The World Bank approved a $150 million soft loan for food security in crisis-hit Lebanon to stabilize bread prices during the coming months, the economy minister said Monday.
Amin Salam told reporters that the loan has a very low interest rate but the minister did not make the rate public. He used the term soft loan indicating a below-market rate of interest.
The loan will provide great relief through stability of bread prices in Lebanon during the country’s historic economic meltdown.
There have been concerns that the government might lift wheat subsidies as foreign currency reserves drop to critical levels at the central bank. Any lifting of subsidies would sharply increase the price of bread, affecting the poor in the Mediterranean nation where more than three quarters of its 6 million people, including 1 million Syrian refugees, now live in poverty.

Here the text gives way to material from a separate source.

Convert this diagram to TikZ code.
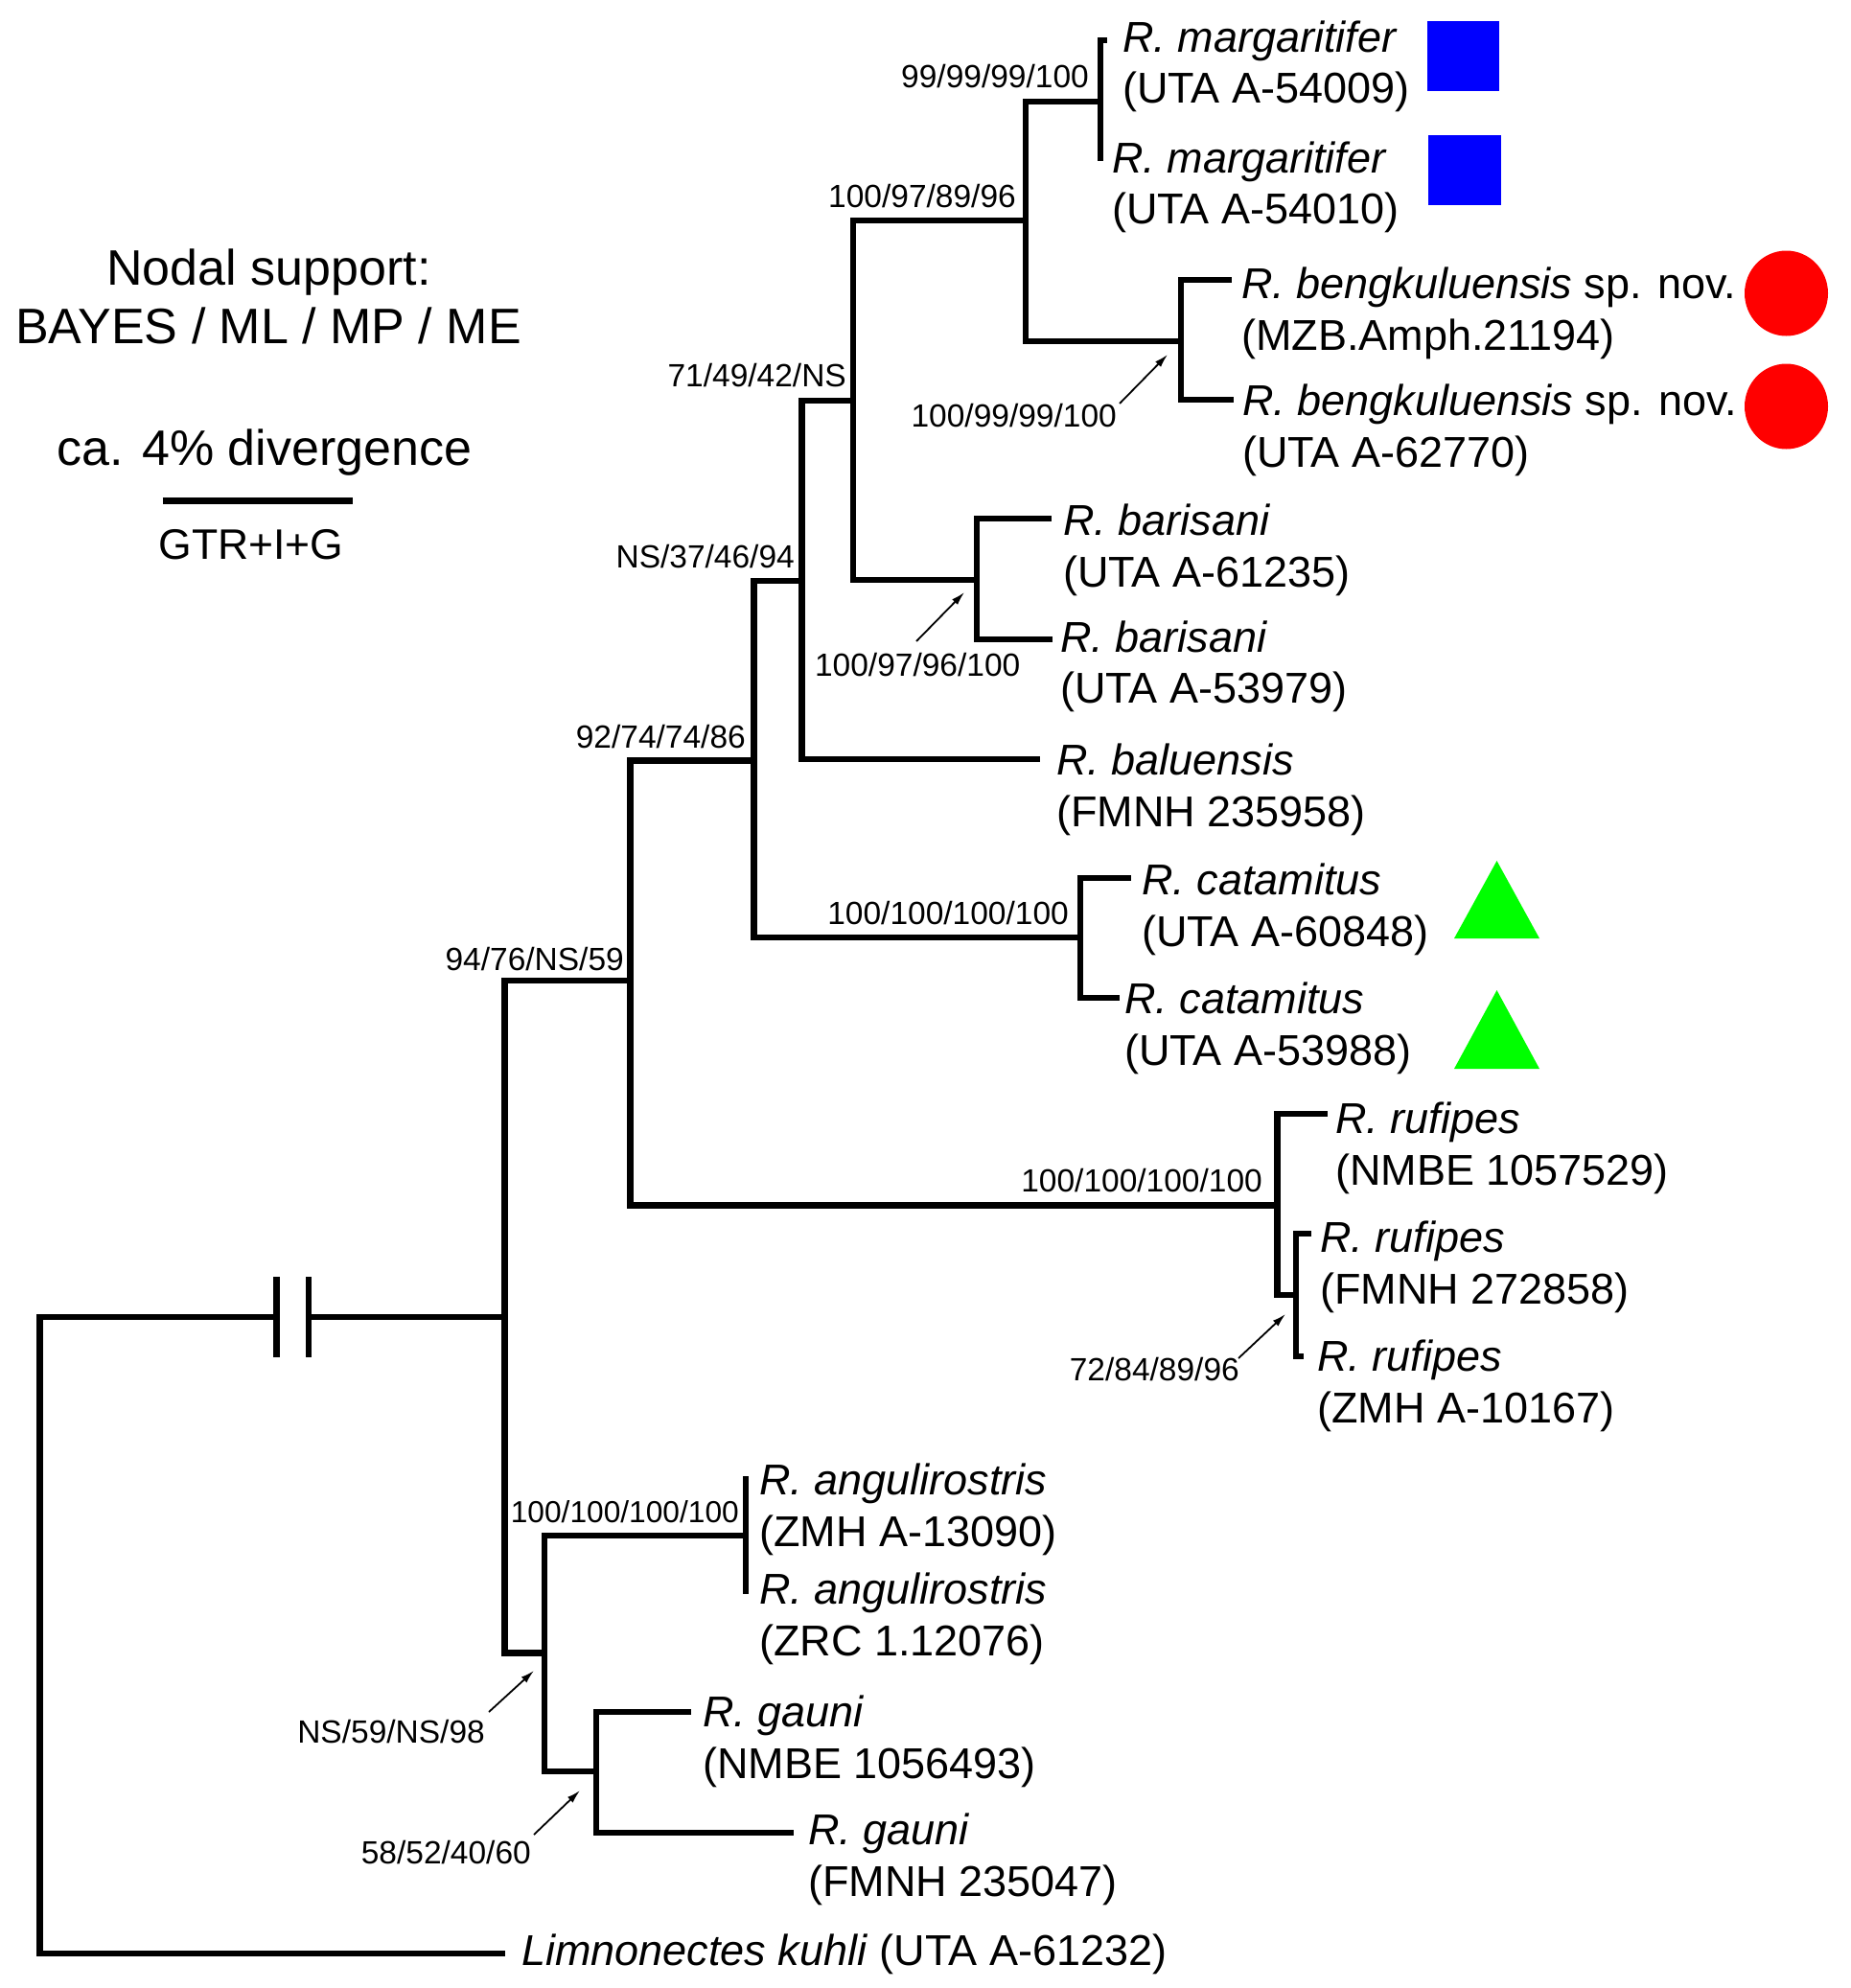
\documentclass[tikz,border=0pt]{standalone}
\usepackage{fontspec}
\setmainfont{Liberation Sans}
\usetikzlibrary{arrows.meta}
\definecolor{symblue}{RGB}{0,0,255}
\definecolor{symred}{RGB}{255,0,0}
\definecolor{symgreen}{RGB}{0,255,0}
\begin{document}
\begin{tikzpicture}[x=1pt,y=-1pt,
  branch/.style={line width=6.3pt, line join=miter, line cap=butt},
  pointer/.style={line width=1.8pt, -{Latex[length=14pt,width=8pt]}},
  sup/.style={font=\fontsize{33.5}{40}\selectfont, inner sep=0pt, anchor=base east},
  tax/.style={font=\fontsize{45}{54}\selectfont, inner sep=0pt, anchor=base west},
  legend/.style={font=\fontsize{52}{62}\selectfont, inner sep=0pt, anchor=base}]
\useasboundingbox (0,0) rectangle (1930,2074);
\fill[white] (0,0) rectangle (1930,2074);

% ---------- legend ----------
\node[legend] (leg1) at (280.5,297) {Nodal support:};
\node[legend] (leg2) at (280,358) {BAYES / ML / MP / ME};
\node[legend] (leg3) at (276,485) {ca. 4\% divergence};
\coordinate (sbL) at (169.5,522);
\coordinate (sbR) at (367.5,522);
\draw[line width=7pt] (sbL) -- (sbR);
\node[font=\fontsize{44.5}{53}\selectfont, inner sep=0pt, anchor=base] (gtr) at (262,583) {GTR+I+G};

% ---------- tree coordinates ----------
\coordinate (rootT) at (41.5,1374);
\coordinate (rootB) at (41.5,2038);
\coordinate (brkL) at (288.5,1374);
\coordinate (brkR) at (321.7,1374);
\coordinate (bk1a) at (288.5,1332);
\coordinate (bk1b) at (288.5,1416);
\coordinate (bk2a) at (321.7,1332);
\coordinate (bk2b) at (321.7,1416);
\coordinate (nI) at (526.5,1374);
\coordinate (tLim) at (526.5,2038);
\coordinate (nA) at (657.5,1023);
\coordinate (nM) at (568,1724.5);
\coordinate (nB) at (786.5,793.5);
\coordinate (nK) at (1332.5,1257.5);
\coordinate (nC) at (836.5,606);
\coordinate (nJ) at (1127,978);
\coordinate (nD) at (890,418);
\coordinate (tBal) at (1085,792);
\coordinate (nE) at (1070,230);
\coordinate (nH) at (1019,605);
\coordinate (nF) at (1148,106);
\coordinate (nG) at (1232,356);
\coordinate (tM1) at (1155,42);
\coordinate (tM2) at (1148,168);
\coordinate (tB1) at (1285,292);
\coordinate (tB2) at (1287,417);
\coordinate (tBa1) at (1097,541);
\coordinate (tBa2) at (1098,667);
\coordinate (tC1) at (1180,916);
\coordinate (tC2) at (1168,1041);
\coordinate (tR1) at (1385,1162);
\coordinate (nL) at (1352,1351);
\coordinate (tR2) at (1368,1287);
\coordinate (tR3) at (1360,1415);
\coordinate (nN) at (778,1602);
\coordinate (tA1) at (778,1540);
\coordinate (tA2) at (778,1663);
\coordinate (nO) at (622,1848);
\coordinate (tG1) at (721,1786);
\coordinate (tG2) at (827.5,1912);

% ---------- branches ----------
\draw[branch] (brkL) -- (rootT) -- (rootB) -- (tLim);
\draw[branch] (brkR) -- (nI);
\draw[branch] (bk1a) -- (bk1b);
\draw[branch] (bk2a) -- (bk2b);
\draw[branch] (nI) |- (nA);
\draw[branch] (nI) |- (nM);
\draw[branch] (nA) |- (nB);
\draw[branch] (nA) |- (nK);
\draw[branch] (nB) |- (nC);
\draw[branch] (nB) |- (nJ);
\draw[branch] (nC) |- (nD);
\draw[branch] (nC) |- (tBal);
\draw[branch] (nD) |- (nE);
\draw[branch] (nD) |- (nH);
\draw[branch] (nE) |- (nF);
\draw[branch] (nE) |- (nG);
\draw[branch] (nF) |- (tM1);
\draw[branch] (nF) -- (tM2);
\draw[branch] (nG) |- (tB1);
\draw[branch] (nG) |- (tB2);
\draw[branch] (nH) |- (tBa1);
\draw[branch] (nH) |- (tBa2);
\draw[branch] (nJ) |- (tC1);
\draw[branch] (nJ) |- (tC2);
\draw[branch] (nK) |- (tR1);
\draw[branch] (nK) |- (nL);
\draw[branch] (nL) |- (tR2);
\draw[branch] (nL) |- (tR3);
\draw[branch] (nM) |- (nN);
\draw[branch] (nM) |- (nO);
\draw[branch] (nN) -- (tA1);
\draw[branch] (nN) -- (tA2);
\draw[branch] (nO) |- (tG1);
\draw[branch] (nO) |- (tG2);

% ---------- support values ----------
\node[sup] (s1) at (1136,92) {99/99/99/100};
\node[sup] (s2) at (1060,216) {100/97/89/96};
\node[sup] (s3) at (883,403) {71/49/42/NS};
\node[sup] (s4) at (829,592) {NS/37/46/94};
\node[sup] (s5) at (778,780) {92/74/74/86};
\node[sup] (s6) at (651,1012) {94/76/NS/59};
\node[sup] (s7) at (1115,964) {100/100/100/100};
\node[sup] (s8) at (1317,1243) {100/100/100/100};
\node[sup, font=\fontsize{31.7}{38}\selectfont] (s9) at (771,1588) {100/100/100/100};

\node[sup] (a1) at (1165,445) {100/99/99/100};
\node[sup] (a2) at (1064.5,705) {100/97/96/100};
\node[sup] (a3) at (1293,1440) {72/84/89/96};
\node[sup] (a4) at (506,1818) {NS/59/NS/98};
\node[sup] (a5) at (554,1944) {58/52/40/60};

\coordinate (a1t) at (1168,421);  \coordinate (a1h) at (1218,370);
\coordinate (a2t) at (956,669);   \coordinate (a2h) at (1006,618);
\coordinate (a3t) at (1292,1417); \coordinate (a3h) at (1341,1371);
\coordinate (a4t) at (510,1786);  \coordinate (a4h) at (557,1743);
\coordinate (a5t) at (557,1914);  \coordinate (a5h) at (605,1868);
\draw[pointer] (a1t) -- (a1h);
\draw[pointer] (a2t) -- (a2h);
\draw[pointer] (a3t) -- (a3h);
\draw[pointer] (a4t) -- (a4h);
\draw[pointer] (a5t) -- (a5h);

% ---------- taxa ----------
\node[tax] (m1a) at (1171,55) {\textit{R. margaritifer}};
\node[tax] (m1b) at (1171,108) {(UTA A-54009)};
\node[tax] (m2a) at (1160,180) {\textit{R. margaritifer}};
\node[tax] (m2b) at (1160,233) {(UTA A-54010)};
\node[tax] (b1a) at (1295,311) {\textit{R. bengkuluensis} sp. nov.};
\node[tax] (b1b) at (1295,365) {(MZB.Amph.21194)};
\node[tax] (b2a) at (1296,433) {\textit{R. bengkuluensis} sp. nov.};
\node[tax] (b2b) at (1296,487) {(UTA A-62770)};
\node[tax] (r1a) at (1109,558) {\textit{R. barisani}};
\node[tax] (r1b) at (1109,612) {(UTA A-61235)};
\node[tax] (r2a) at (1106,680) {\textit{R. barisani}};
\node[tax] (r2b) at (1106,733) {(UTA A-53979)};
\node[tax] (la) at (1102,808) {\textit{R. baluensis}};
\node[tax] (lb) at (1102,862) {(FMNH 235958)};
\node[tax] (c1a) at (1191,933) {\textit{R. catamitus}};
\node[tax] (c1b) at (1191,987) {(UTA A-60848)};
\node[tax] (c2a) at (1173,1057) {\textit{R. catamitus}};
\node[tax] (c2b) at (1173,1111) {(UTA A-53988)};
\node[tax] (u1a) at (1393,1182) {\textit{R. rufipes}};
\node[tax] (u1b) at (1393,1236) {(NMBE 1057529)};
\node[tax] (u2a) at (1377,1306) {\textit{R. rufipes}};
\node[tax] (u2b) at (1377,1360) {(FMNH 272858)};
\node[tax] (u3a) at (1374,1430) {\textit{R. rufipes}};
\node[tax] (u3b) at (1374,1484) {(ZMH A-10167)};
\node[tax] (g1a) at (792,1559) {\textit{R. angulirostris}};
\node[tax] (g1b) at (792,1613) {(ZMH A-13090)};
\node[tax] (g2a) at (792,1673) {\textit{R. angulirostris}};
\node[tax] (g2b) at (792,1727) {(ZRC 1.12076)};
\node[tax] (n1a) at (733,1801) {\textit{R. gauni}};
\node[tax] (n1b) at (733,1855) {(NMBE 1056493)};
\node[tax] (n2a) at (843,1924) {\textit{R. gauni}};
\node[tax] (n2b) at (843,1978) {(FMNH 235047)};
\node[tax] (lim) at (544,2050) {\textit{Limnonectes kuhli} (UTA A-61232)};

% ---------- symbols ----------
\fill[symblue] (1489,22) rectangle (1564,95);
\fill[symblue] (1490,141) rectangle (1566,214);
\fill[symred] (1863.5,306) ellipse [x radius=43.5pt, y radius=44.5pt];
\fill[symred] (1863.5,424) ellipse [x radius=43.5pt, y radius=44.5pt];
\fill[symgreen] (1517,979) -- (1606,979) -- (1561.5,898) -- cycle;
\fill[symgreen] (1517,1115) -- (1606,1115) -- (1561.5,1033) -- cycle;
\end{tikzpicture}
\end{document}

The small Mediterranean nation is in the grip of a devastating economic crisis that has been described by the World Bank as one of the worst in modern history. It imports most of its wheat and has faced shortages over the past weeks as the war in Ukraine leads to increases in prices of oil and food products around the world.
Salam said the loan comes at a time “when we cannot take any instability in wheat” inflow, adding that now bread will be available in the coming month.
Salam said last month that the government does not have immediate plans to lift bread subsidies, especially for flour used in making flat Arabic bread, the main staple in Lebanon.
He said that the war in Ukraine is forcing Lebanon to find new sources of wheat that are far away and more expensive.